To put this in perspective, the totality of the world’s supercomputers and AI with access to unlimited data would be unable to replicate the fundamental structure of an economy like the system of 100+ equations that comprise the UK macroeconomic model (www.budgetresponsibility.org.uk/pubs/Final_Model_Documentation.pdf). Such models are the culmination of deep insight into the workings of a complex system that has been purely gained by data-hypothesis strategies prescribed by scientists such as statisticians, econometricians, and business-analysts.

This was very undoing of Flu Trends, as Google’s engineers only cared about correlations rather than causations in the data. The finding of patterns was easier and cheaper, but a theory-free analysis of correlations is inevitably fragile and prone to collapse with a constant refresh of data. In Google’s case, flu scare stories and an inappropriate linguistic processing increased the frequency of related-searches to the point where the Flu-Trend algorithms artificially exacerbated the predicted spread of the disease.

Hypothesis-testing, the process of analysing data to explain and check the validity of specific ideas, is the essence of Analytics. It is an exercise of problem-solving using data and science consistent with the ethos of A.Einstein’s quote ‘if I had only one hour to save the world, I would spend 55min. defining the problem, and only 5min. finding the solution’.

By extension, the offering of Analytics-as-a-Service reflects the provision of consulting services across the chain of Analytics-related activities (Understanding of the client problem→ Data-management and processing→ Data-investigation techniques→ Statistical analysis to quantify ‘uncertainty’ in the data→ Model deployment→ Implementation of solution). In this context, Big-Data is just an auxiliary process in a series of analysis activities. The correct definition of a client problem might not even require ‘big’ data. Datasets will invariably ‘shrink’ in dimensions as the analysis work is on subsets of variables that have statistical significance, and sampling techniques promote the use of compact yet generalisable datasets.
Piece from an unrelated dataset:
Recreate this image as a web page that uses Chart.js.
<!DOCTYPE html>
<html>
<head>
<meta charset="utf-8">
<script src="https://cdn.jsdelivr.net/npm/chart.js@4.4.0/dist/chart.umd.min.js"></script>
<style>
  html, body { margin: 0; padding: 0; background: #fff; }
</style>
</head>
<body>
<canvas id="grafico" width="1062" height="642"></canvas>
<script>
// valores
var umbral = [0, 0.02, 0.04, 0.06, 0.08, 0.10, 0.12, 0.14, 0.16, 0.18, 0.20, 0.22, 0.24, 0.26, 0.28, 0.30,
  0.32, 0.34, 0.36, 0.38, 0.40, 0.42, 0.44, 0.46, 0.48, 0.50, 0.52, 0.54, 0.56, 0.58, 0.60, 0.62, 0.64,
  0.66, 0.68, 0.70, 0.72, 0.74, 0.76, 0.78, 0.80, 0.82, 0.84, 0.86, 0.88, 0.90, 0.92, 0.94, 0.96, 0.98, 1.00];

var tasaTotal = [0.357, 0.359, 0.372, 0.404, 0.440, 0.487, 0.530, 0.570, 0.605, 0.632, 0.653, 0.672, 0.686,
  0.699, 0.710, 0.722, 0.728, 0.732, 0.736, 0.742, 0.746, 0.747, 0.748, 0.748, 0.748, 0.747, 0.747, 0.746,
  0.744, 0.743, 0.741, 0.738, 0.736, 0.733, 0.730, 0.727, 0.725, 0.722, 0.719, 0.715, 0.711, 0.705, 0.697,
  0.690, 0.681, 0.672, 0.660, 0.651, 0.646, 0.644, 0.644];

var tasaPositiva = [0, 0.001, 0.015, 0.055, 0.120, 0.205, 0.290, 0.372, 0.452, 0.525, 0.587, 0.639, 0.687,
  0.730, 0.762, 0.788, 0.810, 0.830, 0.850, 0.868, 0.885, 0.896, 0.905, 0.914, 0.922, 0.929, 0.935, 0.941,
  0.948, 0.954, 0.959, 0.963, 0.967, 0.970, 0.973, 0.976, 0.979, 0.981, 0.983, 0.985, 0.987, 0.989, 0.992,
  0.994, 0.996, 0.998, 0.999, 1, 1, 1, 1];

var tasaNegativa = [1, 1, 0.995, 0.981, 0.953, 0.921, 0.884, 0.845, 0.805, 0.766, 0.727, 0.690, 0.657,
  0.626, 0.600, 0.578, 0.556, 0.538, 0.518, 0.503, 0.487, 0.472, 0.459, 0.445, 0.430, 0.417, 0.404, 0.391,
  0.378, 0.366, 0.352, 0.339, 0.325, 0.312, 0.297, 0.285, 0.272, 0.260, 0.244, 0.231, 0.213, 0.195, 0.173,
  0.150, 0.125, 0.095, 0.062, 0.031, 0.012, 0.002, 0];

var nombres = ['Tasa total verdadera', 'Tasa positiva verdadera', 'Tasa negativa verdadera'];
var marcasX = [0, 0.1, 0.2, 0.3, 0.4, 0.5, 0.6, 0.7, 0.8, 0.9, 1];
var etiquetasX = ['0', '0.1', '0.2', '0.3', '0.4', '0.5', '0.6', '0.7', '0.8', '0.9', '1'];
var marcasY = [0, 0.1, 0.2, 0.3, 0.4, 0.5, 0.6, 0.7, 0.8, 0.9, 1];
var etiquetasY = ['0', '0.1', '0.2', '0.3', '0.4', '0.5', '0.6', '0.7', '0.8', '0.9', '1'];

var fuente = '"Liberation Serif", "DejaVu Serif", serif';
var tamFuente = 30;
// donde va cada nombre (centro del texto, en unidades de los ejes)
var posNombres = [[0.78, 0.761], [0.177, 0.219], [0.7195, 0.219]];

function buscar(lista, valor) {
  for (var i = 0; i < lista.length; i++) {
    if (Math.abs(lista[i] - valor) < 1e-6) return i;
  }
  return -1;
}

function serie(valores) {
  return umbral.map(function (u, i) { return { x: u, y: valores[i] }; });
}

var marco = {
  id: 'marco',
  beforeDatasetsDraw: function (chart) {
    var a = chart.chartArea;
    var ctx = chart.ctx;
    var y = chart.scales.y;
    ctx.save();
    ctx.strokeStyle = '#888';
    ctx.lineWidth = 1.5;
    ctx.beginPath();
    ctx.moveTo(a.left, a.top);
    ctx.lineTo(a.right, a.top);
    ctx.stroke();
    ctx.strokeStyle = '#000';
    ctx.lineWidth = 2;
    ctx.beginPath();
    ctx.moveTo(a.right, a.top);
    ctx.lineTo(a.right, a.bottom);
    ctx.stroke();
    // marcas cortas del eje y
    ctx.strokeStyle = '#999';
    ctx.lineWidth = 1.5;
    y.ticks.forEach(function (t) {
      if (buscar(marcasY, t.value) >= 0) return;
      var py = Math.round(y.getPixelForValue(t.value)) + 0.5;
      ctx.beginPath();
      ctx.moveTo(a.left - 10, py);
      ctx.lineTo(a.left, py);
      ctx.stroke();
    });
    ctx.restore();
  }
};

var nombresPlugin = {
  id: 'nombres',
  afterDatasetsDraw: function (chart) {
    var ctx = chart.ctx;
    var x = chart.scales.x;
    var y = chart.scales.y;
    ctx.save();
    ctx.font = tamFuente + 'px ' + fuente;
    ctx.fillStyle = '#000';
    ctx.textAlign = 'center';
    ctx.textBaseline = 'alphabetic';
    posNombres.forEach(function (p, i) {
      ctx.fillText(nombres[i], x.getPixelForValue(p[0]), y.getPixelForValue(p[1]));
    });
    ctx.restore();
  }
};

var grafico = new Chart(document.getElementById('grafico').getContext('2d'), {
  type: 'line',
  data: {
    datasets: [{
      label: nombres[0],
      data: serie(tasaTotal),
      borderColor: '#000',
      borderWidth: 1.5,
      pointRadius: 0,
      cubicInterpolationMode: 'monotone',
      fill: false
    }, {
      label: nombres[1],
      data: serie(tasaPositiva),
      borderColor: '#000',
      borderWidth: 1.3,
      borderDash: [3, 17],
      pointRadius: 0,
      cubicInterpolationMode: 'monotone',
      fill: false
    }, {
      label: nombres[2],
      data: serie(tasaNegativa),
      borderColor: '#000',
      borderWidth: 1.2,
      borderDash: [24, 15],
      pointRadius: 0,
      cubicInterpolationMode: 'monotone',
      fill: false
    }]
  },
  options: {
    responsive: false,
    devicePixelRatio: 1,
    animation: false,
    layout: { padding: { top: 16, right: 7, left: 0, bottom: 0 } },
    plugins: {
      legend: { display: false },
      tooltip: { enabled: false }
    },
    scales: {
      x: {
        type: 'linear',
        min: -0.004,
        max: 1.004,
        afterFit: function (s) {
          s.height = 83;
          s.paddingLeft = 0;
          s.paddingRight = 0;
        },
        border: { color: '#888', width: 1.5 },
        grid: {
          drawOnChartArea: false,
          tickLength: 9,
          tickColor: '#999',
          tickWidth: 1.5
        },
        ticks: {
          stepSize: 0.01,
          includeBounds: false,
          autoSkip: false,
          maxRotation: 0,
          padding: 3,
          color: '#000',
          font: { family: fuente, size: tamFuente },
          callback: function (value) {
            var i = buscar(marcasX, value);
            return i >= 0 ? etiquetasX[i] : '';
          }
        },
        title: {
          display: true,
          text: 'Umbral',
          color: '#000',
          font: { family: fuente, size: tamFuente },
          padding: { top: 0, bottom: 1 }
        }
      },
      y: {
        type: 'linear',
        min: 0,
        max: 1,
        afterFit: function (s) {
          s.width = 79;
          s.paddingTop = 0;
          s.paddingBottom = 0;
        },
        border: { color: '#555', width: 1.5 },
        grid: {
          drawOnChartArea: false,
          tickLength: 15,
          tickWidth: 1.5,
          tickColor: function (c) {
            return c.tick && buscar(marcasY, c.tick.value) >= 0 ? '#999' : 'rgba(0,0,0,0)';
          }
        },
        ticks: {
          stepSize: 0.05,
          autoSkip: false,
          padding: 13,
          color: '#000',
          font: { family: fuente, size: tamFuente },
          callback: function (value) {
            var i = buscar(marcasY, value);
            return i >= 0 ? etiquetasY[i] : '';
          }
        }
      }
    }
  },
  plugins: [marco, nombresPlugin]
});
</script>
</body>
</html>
When it comes to data, size isn’t everything because big data on their own cannot just solve the problem of ‘insight’ (i.e. inferring what is going on). The true enablers are the data-scientists and statisticians who have been obsessed for more than two centuries to understand the world through data and what traps lie in wait during this exercise. In the world of analytics (AaaS), it is agility (using science, investigative skills, appropriate technology), trust (to solve the client’s real business problems and build collateral), and ‘know-how’ (to extract intelligence hidden in the data) that are the prime ‘assets’ for competing, not the size of the data. Big data are certainly here but big insights have yet to arrive.